Closed simplew2011 closed 2 weeks ago
nemo_curator 0.3.0 nemo_toolkit 1.23.0
python examples/fuzzy_deduplication.py --device gpu
Torch is using RMM memory pool
<Client: 'tcp://127.0.0.1:40947' processes=8 threads=8, memory=251.80 GiB> http://127.0.0.1:8787/status
Reading 20 files
Stage1: Starting Minhash + LSH computation
Traceback (most recent call last):
File "/home/wzp/code/LLMData/open_source/NeMo-Curator/examples/fuzzy_deduplication.py", line 119, in
TypeError: 'Scalar' object does not support item assignment
Thanks for raising. Answering some of your questions inline:
Do I need the input files to be very small?
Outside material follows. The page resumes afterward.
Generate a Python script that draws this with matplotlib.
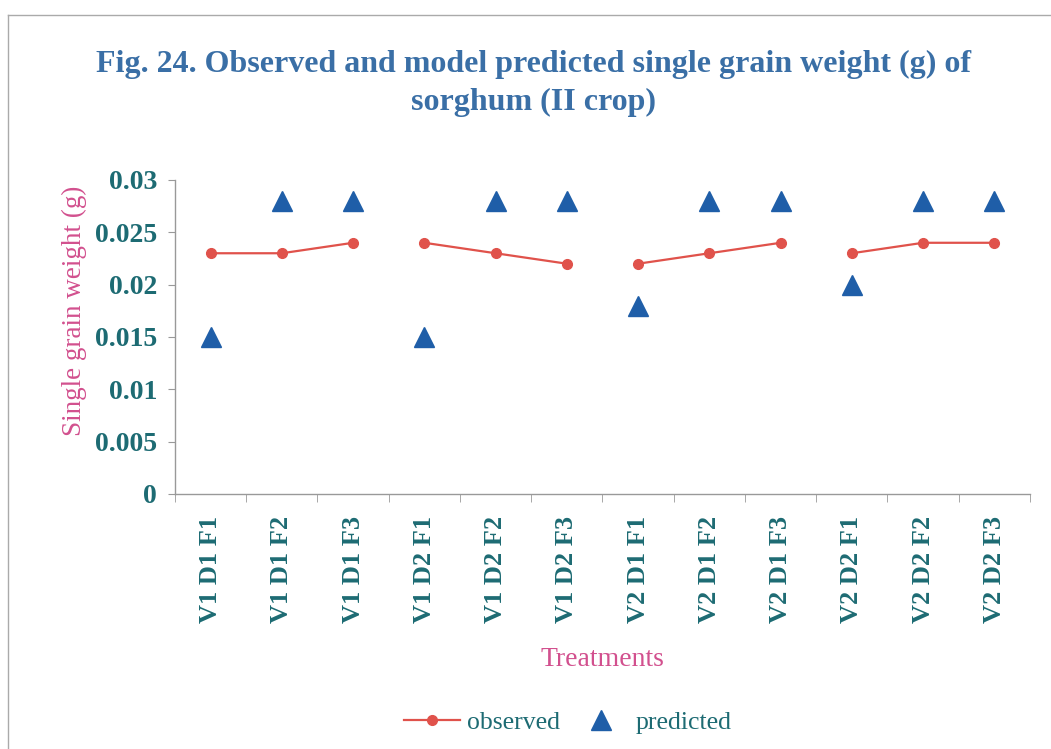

I divided the 20GB files into 1GB small files each, and the program ran normally
Yes since we cannot split jsonl files into smaller subsets during reading, it's recommended to work with jsonl files smaller than 2GB. Anywhere b/w 256MB - 1GB is typically a good size for a single json file.
nemo_curator has a make_data_shards
CLI tool to help split larger jsonl files into smaller ones: https://github.com/NVIDIA/NeMo-Curator/blob/main/nemo_curator/scripts/make_data_shards.py
File "/home/wzp/code/LLMData/open_source/NeMo-Curator/nemo_curator/modules/fuzzy_dedup.py", line 162, in call result["_minhash_signature"] = dataset.df[self.text_field].map_partitions( ^^^^^^^^^^^^^^^^^^^^^^ TypeError: 'Scalar' object does not support item assignment
Can you try running export DASK_DATAFRAME__QUERY_PLANNING=False
before running the fuzzy_deduplication
script to see if that fixes the issue?
Can you also share the dask
version in your environment. Importing dask before nemo_curator enables query_planning and our checks don't effectively detect that planning is enabled. I'm attempting to improve this behavior in #107 and there's some discussion to better check for this in dask/dask#11175 as well.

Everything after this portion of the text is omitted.